Auch die Entwicklung moderner Technologien, allen voran dem Bitcoin und anderer elektronischer Währungen, befeuern die Debatte um alternative Zahlungsmittel. Die bis vor wenigen Monaten schier unvorstellbare Nachfrage an elektronischen Währungen, die sogar komplett ohne Bank funktionieren, aber auch der stark angestiegene Goldpreis in den letzten Jahrzehnten, vor allem im Zuge der Finanzkrise ab 2007, zeigt, daß immer mehr Bürger vor dem Euro flüchten.
Trotzdem muß man sich vor Augen führen, daß es sich hierbei um Randphänomene handelt. Der gesamte, weltweite Bitcoinwert des aktuellen Kurses liegt ungefähr bei 130 Milliarden Euro, ist also im Vergleich zu Dollar, Euro und Yuan noch immer sehr gering. Zudem vermuten viele Ökonomen ein Platzen der „Bitcoin-Blase“. Denn im Sinne Hülsmanns können auch alternative Währungen nur funktionieren, wenn sie durch Edelmetalle gedeckt sind. Trotz der Inflation und der Gefahr eines Währungskollapses stagniert der Goldpreis seit einigen Monaten. Vor allem dienen Edelmetalle bisher nur als reine Geldanlage. Davon, daß man in Geschäften mit Goldklümpchen aufwiegt, ist man noch himmelweit entfernt und vermutlich wird das auch niemals wiederkommen.

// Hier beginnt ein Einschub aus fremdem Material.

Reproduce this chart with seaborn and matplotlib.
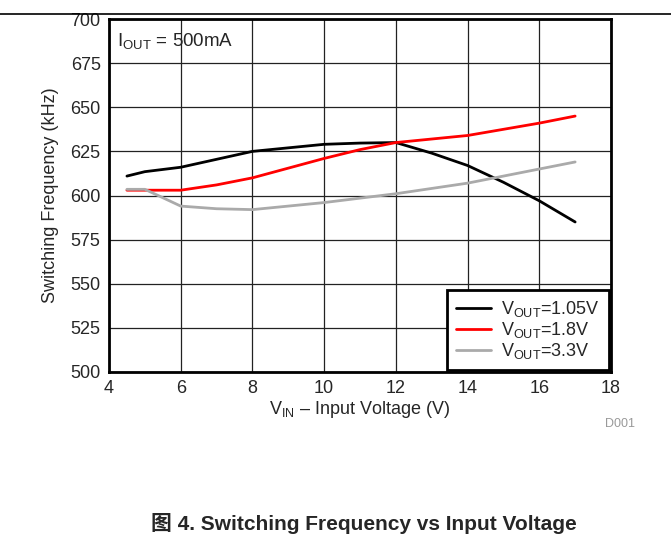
import numpy as np
import pandas as pd
import matplotlib
matplotlib.use('Agg')
import matplotlib.pyplot as plt
import seaborn as sns

vin = [4.5, 5, 6, 7, 8, 9, 10, 11, 12, 13, 14, 15, 16, 17]
f_105 = [611, 613.5, 616, 620.5, 625, 627, 629, 629.7, 630, 624, 617, 607.5, 597, 585]
f_18 = [603, 603, 603, 606, 610, 615.5, 621, 626, 630, 632, 634, 637.5, 641, 645]
f_33 = [603.5, 603.5, 594, 592.5, 592, 594, 596, 598.5, 601, 604, 607, 611, 615, 619]
labels = ['V$_{\\mathregular{OUT}}$=1.05V', 'V$_{\\mathregular{OUT}}$=1.8V', 'V$_{\\mathregular{OUT}}$=3.3V']
colors = ['black', '#ff0000', '#aaaaaa']

sns.set_style('white')
plt.rcParams['font.family'] = ['Liberation Sans', 'Noto Sans CJK SC', 'DejaVu Sans']
plt.rcParams['mathtext.fontset'] = 'custom'
plt.rcParams['mathtext.rm'] = 'Liberation Sans'

df = pd.DataFrame({
    'vin': vin * 3,
    'freq': f_105 + f_18 + f_33,
    'series': [labels[0]] * len(vin) + [labels[1]] * len(vin) + [labels[2]] * len(vin),
})

fig = plt.figure(figsize=(6.71, 5.39), dpi=100)
ax = fig.add_axes([109 / 671, 1 - 372 / 539, 502 / 671, 353 / 539])

sns.lineplot(data=df, x='vin', y='freq', hue='series', palette=colors,
             linewidth=2, ax=ax)

ax.set_xlim(4, 18)
ax.set_ylim(500, 700)
ax.set_xticks(np.arange(4, 19, 2))
ax.set_yticks(np.arange(500, 701, 25))
ax.grid(True, color='#222222', linewidth=0.9)
ax.set_axisbelow(True)
for s in ax.spines.values():
    s.set_linewidth(2)
    s.set_color('black')
ax.tick_params(labelsize=13, length=0, pad=6)
ax.set_xlabel('V$_{\\mathregular{IN}}$ \u2013 Input Voltage (V)', fontsize=13, labelpad=1)
ax.set_ylabel('Switching Frequency (kHz)', fontsize=13, labelpad=8)

ax.text(0.015, 0.935, 'I$_{\\mathregular{OUT}}$ = 500mA', transform=ax.transAxes,
        fontsize=13.5, va='center', ha='left')

leg = ax.legend(loc='lower right', fontsize=13, frameon=True, fancybox=False,
                borderaxespad=0.1, handlelength=1.95, labelspacing=0.05,
                borderpad=0.5, handletextpad=0.55)
leg.get_frame().set_edgecolor('black')
leg.get_frame().set_linewidth(2)
leg.get_frame().set_alpha(1)
leg.set_title(None)

fig.add_artist(plt.Line2D([0, 1], [1 - 14 / 539, 1 - 14 / 539], color='black', linewidth=1.2))
fig.text(620 / 671, 1 - 424 / 539, 'D001', color='#999999', fontsize=9, ha='center', va='center')
fig.text(364 / 671, 1 - 524 / 539, '图 4. Switching Frequency vs Input Voltage',
         fontsize=15, fontweight='bold', ha='center', va='center')

fig.savefig('out.png', dpi=100)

Ob man die Uhren also wieder zurückdrehen wird und goldgedeckte oder papierne Alternativwährungen entstehen lassen wird, ist mehr als fraglich. Vor allem scheinen die kritischen Ökonomen den psychologischen Faktor der monopolen Währung zu unterschätzen. Selbst wenn es rational klüger wäre, in Gold, Bitcoin oder Auslandsdevisen zu investieren, also der reine Markt in Richtung der alternativen Währungen drängt, wird die Bevölkerung noch lange brauchen, um sich von ihrer Standardwährung zu trennen.
Solange das Vertrauen in eine Währung, sei sie noch so marode und inflationär, vorhanden ist, werden sich nur Spekulanten, Systemkritiker, Theoretiker oder Paradiesvögel in alternative Währungen flüchten. Sollte dieses Vertrauen allerdings zusammenbrechen, könnte man sich durchaus die Koexistenz voll funktionsfähiger Währungen vorstellen. Egal, ob sie von Banken oder wie diverse Kryptowährungen, von den Anlegern selbst ausgegeben werden.